24.2.15

E se fizermos as perguntas proibidas?

Teho Teardo and Blixa Bargeld, “What If”, in https://www.youtube.com/watch?v=RV9opcVjJFM
E se jogarmos muitos “ses” nas frases? Será que o pensamento fica embotado? Será que desvinculamos da lucidez que julgamos nossa tutora? E se vierem as penumbras que põem tudo em alvoroço, as verdades (que assim as tínhamos) agora transfiguradas em dúvidas transidas em serenidade?
Olhamos por dentro de nós, ajuramentamos a fidelidade a um fio de prumo que temos por imparcial. Olhamos para o exterior, para o vento que esbarra na janela. Tentamos fazer a bissetriz dos ventos, mas não encontramos nenhuma rosa-dos-ventos que tenha préstimo. A certa altura, nem sabemos onde param as rosas-dos-ventos, que levaram sumiço no fio do horizonte. À primeira vista, dir-se-ia estarmos tomados pela mais pura desorientação. Os equinócios perdiam sentido, as balsas não protegiam do naufrágio, as uvas davam vinho azedo e as palavras ditas em idioma estrangeiro vinham mal traduzidas pelos préstimos medíocres de tradutores arregimentados para o boicote. Os pólenes das flores eram veneno sagaz. O mar perdera o sal e os lagos e rios tomaram em si todo o salitre de que os mares eram fiéis depositários. Diríamos: tudo estava do avesso e nós numa peleja por continuarmos à tona, deixando o naufrágio para os outros.

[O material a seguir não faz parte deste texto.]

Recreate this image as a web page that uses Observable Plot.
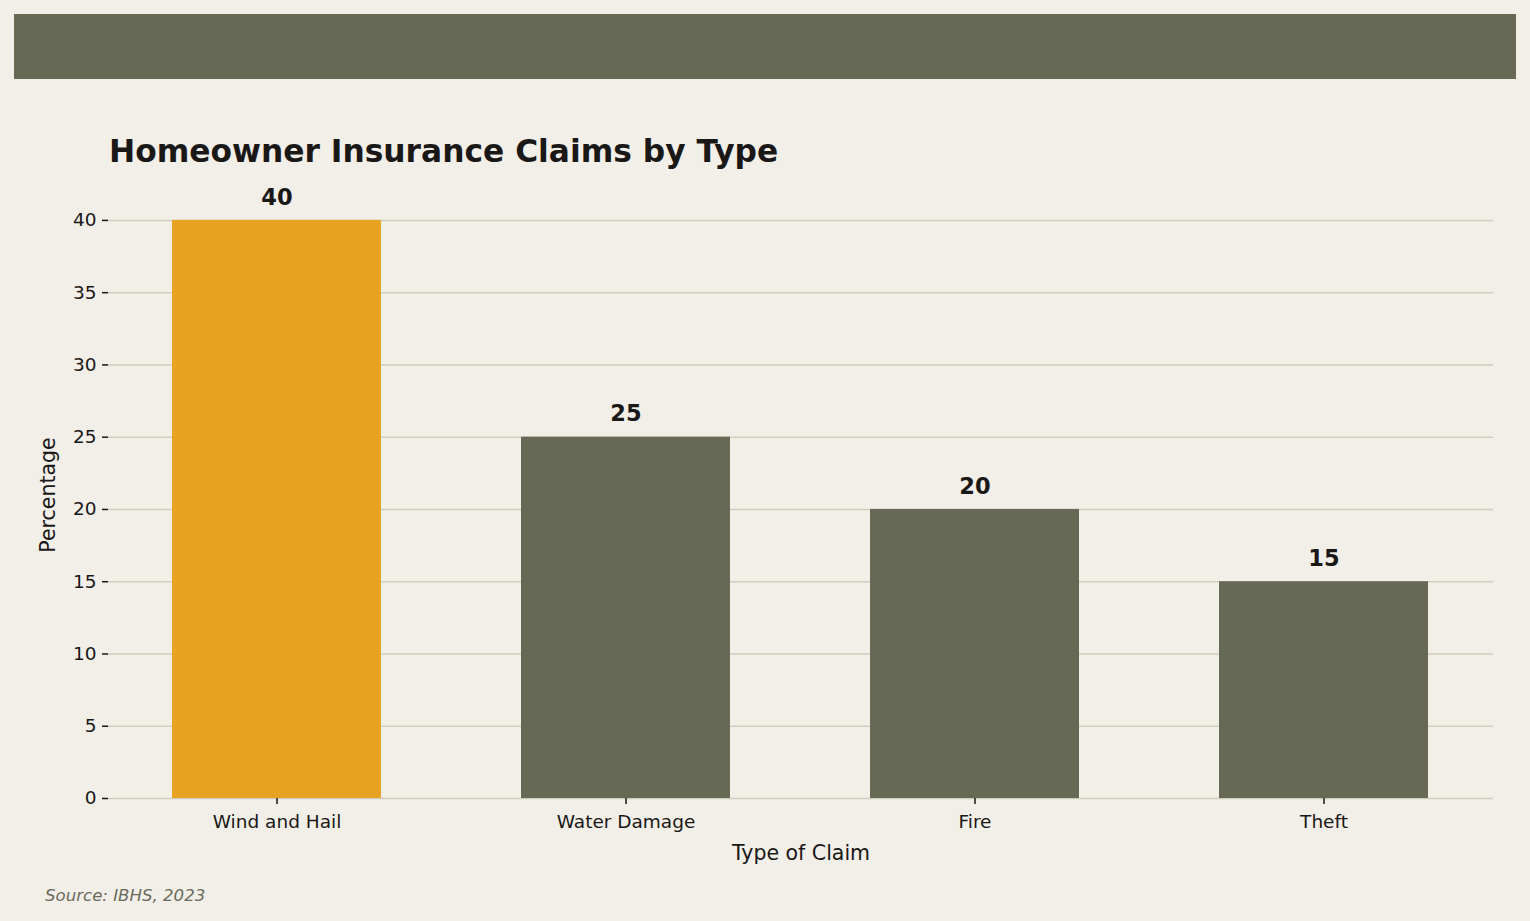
<!DOCTYPE html>
<html>
<head>
<meta charset="utf-8">
<script src="https://cdn.jsdelivr.net/npm/d3@7"></script>
<script src="https://cdn.jsdelivr.net/npm/@observablehq/plot@0.6"></script>
<style>
  html, body { margin: 0; padding: 0; background: #f2efe8; }
  #wrap { position: relative; width: 1530px; height: 921px; background: #f2efe8; font-family: "DejaVu Sans", sans-serif; }
  #banner { position: absolute; left: 14px; top: 14px; width: 1502px; height: 65px; background: #666a55; }
  #title { position: absolute; left: 109px; top: 133px; font-size: 31.3px; font-weight: bold; color: #1a1717; white-space: nowrap; line-height: 36px; }
  #source { position: absolute; left: 45px; top: 886px; font-size: 16.6px; font-style: italic; color: #6b6b5a; white-space: nowrap; }
  #chart { position: absolute; left: 0; top: 0; }
</style>
</head>
<body>
<div id="wrap">
  <div id="chart"></div>
  <div id="banner"></div>
  <div id="title">Homeowner Insurance Claims by Type</div>
  <div id="source">Source: IBHS, 2023</div>
</div>
<script>
const categories = ["Wind and Hail", "Water Damage", "Fire", "Theft"];
const values = [40, 25, 20, 15];
const highlight = ["Wind and Hail"];
const yTicks = [0, 5, 10, 15, 20, 25, 30, 35, 40];

const data = categories.map((c, i) => ({ type: c, value: values[i] }));

const chart = Plot.plot({
  width: 1530,
  height: 921,
  marginLeft: 108,
  marginRight: 37,
  marginTop: 191,
  marginBottom: 123,
  style: { background: "transparent", fontFamily: "DejaVu Sans, sans-serif", color: "#1a1717" },
  x: { domain: categories, paddingInner: 0.4, paddingOuter: 0.18, label: null },
  y: { domain: [0, 42], label: null },
  marks: [
    Plot.ruleY(yTicks, { stroke: "#cfcdbd", strokeWidth: 1.5 }),
    Plot.barY(data, {
      x: "type", y: "value",
      fill: d => highlight.includes(d.type) ? "#e8a323" : "#666a55"
    }),
    Plot.text(data, {
      x: "type", y: "value", text: d => String(d.value),
      dy: -23, fontSize: 22.5, fontWeight: "bold", fill: "#1a1717"
    }),
    Plot.axisY({
      ticks: yTicks, tickSize: 6, tickPadding: 6, fontSize: 18.5,
      stroke: "#1a1717", strokeWidth: 1.5, label: null
    }),
    Plot.axisX({
      tickSize: 6, tickPadding: 10, fontSize: 18.5, stroke: "#1a1717", strokeWidth: 1.5, label: null
    }),
    Plot.text(["Percentage"], {
      frameAnchor: "left", textAnchor: "middle", dx: -60, rotate: -90, fontSize: 20.5, fill: "#1a1717"
    }),
    Plot.text(["Type of Claim"], {
      frameAnchor: "bottom", dy: 61, fontSize: 20.5, fill: "#1a1717"
    })
  ]
});
document.getElementById("chart").appendChild(chart);
</script>
</body>
</html>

Foi quando percebemos que o ocaso das coisas era produto da corrosão dos outros. Nem por inação podíamos ser julgados. Quando se jogam as vontades alheias, somos atores passivos, passageiros dos acontecimentos. Deixamos a ignomínia aos que a praticam. Admitimos que os despojos da indecência se podem deitar sobre nós, sem que possamos terçar armas que se oponham à catilinária. Depois, sobram as perguntas que já deviam ter vindo a palco. As perguntas dantes em letargia para não ferir conveniências. Ou das perguntas adormecidas por lírica rejeição dos contumazes que habitam paredes-meias com a ignomínia. É quando se soergue a derradeira interrogação, antes de passarmos ao que verdadeiramente conta: somos, ou não somos, párias no palco por onde transita a indigência maior que nos quer com ela levar?
Encerrado o capítulo, desponta outra, radiosa, alvorada.